Han pasado casi cincuenta años desde que la lectura de Rayuela generó en Harss la idea de este libro y muchas cosas desde entonces –dictaduras, premios y reconocimientos universales, traducciones a las principales lenguas de cultura, decenas de títulos posteriores como Cien años de soledad, que cambió el mundo. Títulos con los que creció en extensión y en profundidad, en cantidad y calidad, la obra de estos autores- pero en los diez ensayos de Los nuestros quedó delimitado el perfil de la nueva novela latinoamericana, de su proyección universal y de sus nombres esenciales:
Alejo Carpentier -precursor de nuestra novela actual; el primero de nuestros novelistas en querer asumir la experiencia latinoamericana en su totalidad-, Miguel Ángel Asturias -el novelista que ha penetrado más a fondo en lo latente e irracional de nuestra cultura-, Jorge Luis Borges -una figura casi legendaria —una ausencia— en nuestra literatura; una aspiración al absoluto que se vislumbra en las formas de la imaginación-, João Guimarães Rosa -nadie ha penetrado como él en la psicología del habitante del sertão; es literatura contemporánea con sus laberintos cronológicos y sus arquitecturas verbales-, Juan Carlos Onetti -le interesa un único tipo emocional —casi abstracto—: el extranjero, en los diversos sentidos de la palabra. El alienado de su sociedad-, Julio Cortázar - brillante, minucioso, provocativo, adelantándose a todos sus contemporáneos latinoamericanos en el riesgo y la innovación; un bromista que convive con un visionario; un pescador en aguas profundas que tiende mil redes, un hombre de infinitos recursos, violento, contradictorio, jubiloso, paradójico-, Juan Rulfo -uno de los milagros de nuestra literatura; sus libros están en un paisaje de tragedia clásica, los muertos lo persiguen-, Carlos Fuentes -el hombre de letras completo-, García Márquez –gracias a García Márquez, el lugar más interesante de Colombia es un pueblo tropical llamado Macondo, que no aparece en ningún mapa-, Vargas Llosa -un inspirado que parecía haber nacido bajo una lengua de fuego. Tenía fuerza, fe y la verdadera furia creadora; un perfeccionista que agoniza con cada hijo que trae al mundo y trata de controlar todos los aspectos de su obra, desde la primera chispa creadora hasta el parto final, y siempre dudoso, que es la publicación.
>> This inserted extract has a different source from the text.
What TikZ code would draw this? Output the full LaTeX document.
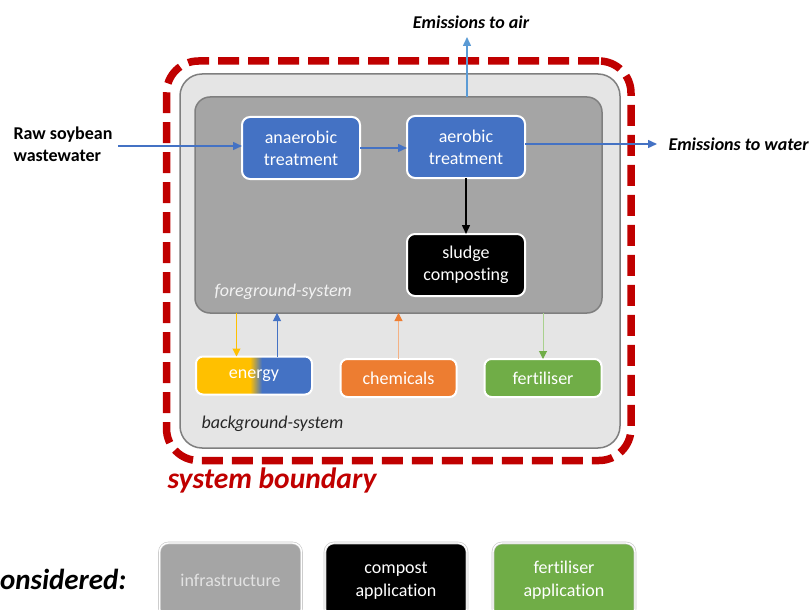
\documentclass[tikz,border=0pt]{standalone}
\usepackage{fontspec}
\setmainfont{Carlito}[Ligatures=CommonOff]
\usetikzlibrary{arrows.meta}

\definecolor{bndred}{HTML}{C00000}
\definecolor{procblue}{HTML}{4472C4}
\definecolor{airblue}{HTML}{5B9BD5}
\definecolor{fggray}{HTML}{A5A5A5}
\definecolor{bggray}{HTML}{E5E5E5}
\definecolor{edgegray}{HTML}{7F7F7F}
\definecolor{enyellow}{HTML}{FFC000}
\definecolor{chemorange}{HTML}{ED7D31}
\definecolor{chemline}{HTML}{F4B183}
\definecolor{fertgreen}{HTML}{70AD47}
\definecolor{fertline}{HTML}{A9D18E}
\definecolor{fglabel}{HTML}{F2F2F2}
\definecolor{infratext}{HTML}{E2E2E2}

% yellow-to-blue split of the energy box
\pgfdeclarehorizontalshading{energyshade}{100bp}{%
  color(0bp)=(enyellow); color(48.3bp)=(enyellow);
  color(53.4bp)=(procblue); color(100bp)=(procblue)}

\tikzset{
  proc/.style={draw=white, line width=2pt, rounded corners=8pt, outer sep=0pt,
    text=white, align=center, minimum width=118pt, minimum height=62pt},
  supply/.style={draw=white, line width=2pt, rounded corners=7pt, outer sep=0pt,
    text=white, align=center, minimum height=38pt},
  excluded/.style={draw=gray!45, double=white, double distance=1.4pt, line width=0.6pt,
    rounded corners=9pt, outer sep=0pt, align=center,
    minimum width=142pt, minimum height=75pt},
  flow/.style={line width=1.5pt, -{Triangle[length=9pt,width=8pt]}},
  thinflow/.style={line width=1pt, -{Triangle[length=8pt,width=8pt]}},
  emission/.style={font=\fontsize{18}{22}\selectfont\bfseries\itshape},
}

\begin{document}
\begin{tikzpicture}[x=1pt, y=-1pt, font=\fontsize{18}{22}\selectfont]
\useasboundingbox (0,0) rectangle (812,610);

% system boundary
\node (boundary) [draw=bndred, line width=7.5pt, dash pattern=on 21pt off 9pt,
  rounded corners=32pt, minimum width=464.5pt, minimum height=399.5pt, outer sep=0pt]
  at (398.75,260.75) {};

% background and foreground systems
\node (bg) [draw=edgegray, fill=bggray, line width=1.5pt, rounded corners=22pt,
  minimum width=440pt, minimum height=374pt, outer sep=0pt] at (400,261) {};
\node (fg) [draw=edgegray, fill=fggray, line width=1.5pt, rounded corners=15pt,
  minimum width=407pt, minimum height=216pt, outer sep=0pt] at (398.5,205) {};

\node (fglbl) [anchor=west, text=fglabel, font=\fontsize{18}{22}\selectfont\itshape]
  at (211,292) {foreground-system};
\node (bglbl) [anchor=west, text=black!85, font=\fontsize{18}{22}\selectfont\itshape]
  at (198,424) {background-system};

% treatment chain
\node (ana) [proc, fill=procblue] at (301,148) {anaerobic\\treatment};
\node (aer) [proc, fill=procblue] at (466,147) {aerobic\\treatment};
\node (sludge) [proc, fill=black] at (466,265) {sludge\\composting};

% background supplies
\node (energy) [supply, shade, shading=energyshade, minimum width=116pt] at (254,375.5) {energy};
\node (chem) [supply, fill=chemorange, minimum width=116pt] at (398.5,378) {chemicals};
\node (fert) [supply, fill=fertgreen, minimum width=117pt] at (543,378) {fertiliser};

% system boundary label
\node (bndlbl) [anchor=west, text=bndred, font=\fontsize{29.5}{34}\selectfont\bfseries\itshape]
  at (164,480) {system boundary};

% inputs and emissions
\node (raw) [anchor=west, align=left, font=\fontsize{18}{22}\selectfont\bfseries] at (10,144)
  {Raw soybean\\wastewater};
\coordinate (rawstart) at (118,146);
\draw[flow, procblue] (rawstart) -- (rawstart -| ana.west);
\draw[flow, procblue] (ana.east) -- (ana.east -| aer.west);

\coordinate (watertip) at (657,144);
\draw[flow, procblue] (aer.east |- watertip) -- (watertip);
\node (waterlbl) [emission, anchor=west] at (665,144) {Emissions to water};

\coordinate (airtip) at (467,37);
\draw[flow, airblue] (fg.north -| airtip) -- (airtip);
\node (airlbl) [emission] at (471,22) {Emissions to air};

\draw[line width=1.5pt, -{Triangle[length=9pt,width=8pt]}] (aer.south) -- (sludge.north);

% exchanges with the background system
\coordinate (eydown) at (236.5,0);
\coordinate (ebup) at (277,0);
\coordinate (chup) at (398.5,0);
\coordinate (ftdown) at (543,0);
\draw[thinflow, enyellow] (fg.south -| eydown) -- (energy.north -| eydown);
\draw[thinflow, procblue] (energy.north -| ebup) -- (fg.south -| ebup);
\draw[thinflow, chemline, -{Triangle[length=8pt,width=8pt,color=chemorange]}]
  (chem.north) -- (fg.south -| chup);
\draw[thinflow, fertline, -{Triangle[length=8pt,width=8pt,color=fertgreen]}]
  (fg.south -| ftdown) -- (fert.north);

% processes left out
\node (notcons) [anchor=east, font=\fontsize{29}{34}\selectfont\bfseries\itshape]
  at (130,579) {onsidered:};
\node (infra) [excluded, fill=fggray, text=infratext] at (230.5,580.5) {infrastructure};
\node (compost) [excluded, fill=black, text=white, font=\fontsize{18}{23}\selectfont]
  at (396,580.5) {compost\\application};
\node (fertapp) [excluded, fill=fertgreen, text=white, font=\fontsize{18}{23}\selectfont]
  at (564,580.5) {fertiliser\\application};
\end{tikzpicture}
\end{document}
Medio siglo después de aquel libro mítico y milagroso por el que no ha pasado el tiempo, aquella foto fija que marcaba en 1966 el canon de la nueva novela latinoamericana era un diagnóstico exacto y un pronóstico lúcido, una profecía que el tiempo ha ido confirmando casi cincuenta años después de aquella primera edición de Los nuestros, cuando no se sabía si aquellos diez nombres eran un punto y aparte o un punto de partida. Acabaron siendo las dos cosas.